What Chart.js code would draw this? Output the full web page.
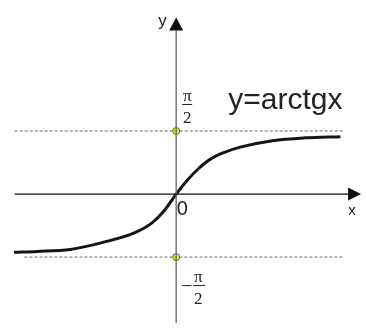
<!DOCTYPE html>
<html>
<head>
<meta charset="utf-8">
<script src="https://cdn.jsdelivr.net/npm/chart.js@4/dist/chart.umd.min.js"></script>
<style>
  html, body { margin: 0; padding: 0; background: #fff; }
  canvas { display: block; }
</style>
</head>
<body>
<canvas id="arctgChart" width="366" height="328"></canvas>
<script>
// curve (x, y in radians)
const curveX = [-4.03, -3.45, -2.63, -1.84, -1.04, -0.6, -0.31, 0, 0.27, 0.55, 0.85, 1.2, 1.59, 2.39, 3.19, 4.08];
const curveY = [-1.45, -1.43, -1.38, -1.21, -0.97, -0.72, -0.43, 0, 0.34, 0.63, 0.87, 1.04, 1.17, 1.33, 1.40, 1.43];

// asymptotes y = ±π/2
const asymptoteY = [Math.PI / 2, -Math.PI / 2];
const asymptoteStartX = [-4.01, -3.77];
const asymptoteEndX = [4.13, 4.13];

const xAxisRange = [-4.01, 4.59];
const yAxisRange = [-3.22, 4.40];

const curveData = curveX.map((x, i) => ({ x: x, y: curveY[i] }));

document.addEventListener("DOMContentLoaded", function () {
    const ctx = document.getElementById("arctgChart").getContext("2d");

    // axes, arrows and text labels
    const decorPlugin = {
        id: "decor",
        afterDatasetsDraw(chart) {
            const c = chart.ctx;
            const xs = chart.scales.x, ys = chart.scales.y;
            const ox = xs.getPixelForValue(0), oy = ys.getPixelForValue(0);
            const xEnd = xs.getPixelForValue(xAxisRange[1]);
            const yTop = ys.getPixelForValue(yAxisRange[1]);
            c.save();
            // x arrow
            c.fillStyle = "#111";
            c.beginPath();
            c.moveTo(xEnd, oy);
            c.lineTo(xEnd - 13, oy - 6.5);
            c.lineTo(xEnd - 13, oy + 6.5);
            c.closePath();
            c.fill();
            // y arrow
            c.beginPath();
            c.moveTo(ox, yTop);
            c.lineTo(ox - 7, yTop + 13);
            c.lineTo(ox + 7, yTop + 13);
            c.closePath();
            c.fill();

            c.fillStyle = "#222";
            c.textBaseline = "alphabetic";
            c.textAlign = "left";
            c.font = "17px Arial, 'Liberation Sans', sans-serif";
            c.fillText("y", ox - 18, yTop + 9);
            c.font = "15px Arial, 'Liberation Sans', sans-serif";
            c.fillText("x", ox + 172, oy + 21);
            c.font = "20px Arial, 'Liberation Sans', sans-serif";
            c.fillText("0", ox + 0.5, oy + 21);
            c.font = "30px Arial, 'Liberation Sans', sans-serif";
            c.fillText("y=arctgx", ox + 52, oy - 85);

            // fractions
            const pHalf = ys.getPixelForValue(asymptoteY[0]);
            const mHalf = ys.getPixelForValue(asymptoteY[1]);
            c.font = "17px 'Liberation Serif', 'DejaVu Serif', serif";
            c.textAlign = "center";
            c.strokeStyle = "#222";
            c.lineWidth = 1;
            // +π/2
            c.fillText("π", ox + 11, pHalf - 30);
            c.beginPath();
            c.moveTo(ox + 6, pHalf - 26.5);
            c.lineTo(ox + 16, pHalf - 26.5);
            c.stroke();
            c.fillText("2", ox + 11, pHalf - 8);
            // -π/2
            c.fillText("π", ox + 22, mHalf + 25);
            c.beginPath();
            c.moveTo(ox + 17, mHalf + 28.5);
            c.lineTo(ox + 29, mHalf + 28.5);
            c.stroke();
            c.beginPath();
            c.moveTo(ox + 6, mHalf + 28.5);
            c.lineTo(ox + 15, mHalf + 28.5);
            c.stroke();
            c.fillText("2", ox + 22, mHalf + 47);
            c.restore();
        }
    };

    new Chart(ctx, {
        type: "scatter",
        data: {
            datasets: [
                {
                    label: "x axis",
                    data: [{ x: xAxisRange[0], y: 0 }, { x: xAxisRange[1] - 0.2, y: 0 }],
                    showLine: true,
                    borderColor: "#111",
                    borderWidth: 1.2,
                    pointRadius: 0
                },
                {
                    label: "y axis",
                    data: [{ x: 0, y: yAxisRange[0] }, { x: 0, y: yAxisRange[1] - 0.2 }],
                    showLine: true,
                    borderColor: "#777",
                    borderWidth: 1.5,
                    pointRadius: 0
                },
                {
                    label: "pi/2",
                    data: [{ x: asymptoteStartX[0], y: asymptoteY[0] }, { x: asymptoteEndX[0], y: asymptoteY[0] }],
                    showLine: true,
                    borderColor: "#666",
                    borderWidth: 1,
                    borderDash: [3, 2],
                    pointRadius: 0
                },
                {
                    label: "-pi/2",
                    data: [{ x: asymptoteStartX[1], y: asymptoteY[1] }, { x: asymptoteEndX[1], y: asymptoteY[1] }],
                    showLine: true,
                    borderColor: "#666",
                    borderWidth: 1,
                    borderDash: [3, 2],
                    pointRadius: 0
                },
                {
                    label: "arctg",
                    data: curveData,
                    showLine: true,
                    borderColor: "#141414",
                    borderWidth: 3,
                    cubicInterpolationMode: "monotone",
                    pointRadius: 0
                },
                {
                    label: "marks",
                    data: asymptoteY.map(v => ({ x: 0, y: v })),
                    showLine: false,
                    pointRadius: 3.5,
                    backgroundColor: "#ffff00",
                    borderColor: "#555",
                    borderWidth: 1
                }
            ]
        },
        options: {
            responsive: false,
            animation: false,
            layout: { padding: 0 },
            plugins: {
                legend: { display: false },
                tooltip: { enabled: false }
            },
            scales: {
                x: { type: "linear", min: -4.251, max: 4.589, display: false },
                y: { type: "linear", min: -3.213, max: 4.710, display: false }
            }
        },
        plugins: [decorPlugin]
    });
});
</script>
</body>
</html>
★ ★ ★ ★
Instructions to follow: Return only the lines running from the top of the data to the line that holds "1.33, 1.40, 1.43];". Include both of those lines, but skip the pictures.

Task response:
What Chart.js code would draw this? Output the full web page.
<!DOCTYPE html>
<html>
<head>
<meta charset="utf-8">
<script src="https://cdn.jsdelivr.net/npm/chart.js@4/dist/chart.umd.min.js"></script>
<style>
  html, body { margin: 0; padding: 0; background: #fff; }
  canvas { display: block; }
</style>
</head>
<body>
<canvas id="arctgChart" width="366" height="328"></canvas>
<script>
// curve (x, y in radians)
const curveX = [-4.03, -3.45, -2.63, -1.84, -1.04, -0.6, -0.31, 0, 0.27, 0.55, 0.85, 1.2, 1.59, 2.39, 3.19, 4.08];
const curveY = [-1.45, -1.43, -1.38, -1.21, -0.97, -0.72, -0.43, 0, 0.34, 0.63, 0.87, 1.04, 1.17, 1.33, 1.40, 1.43];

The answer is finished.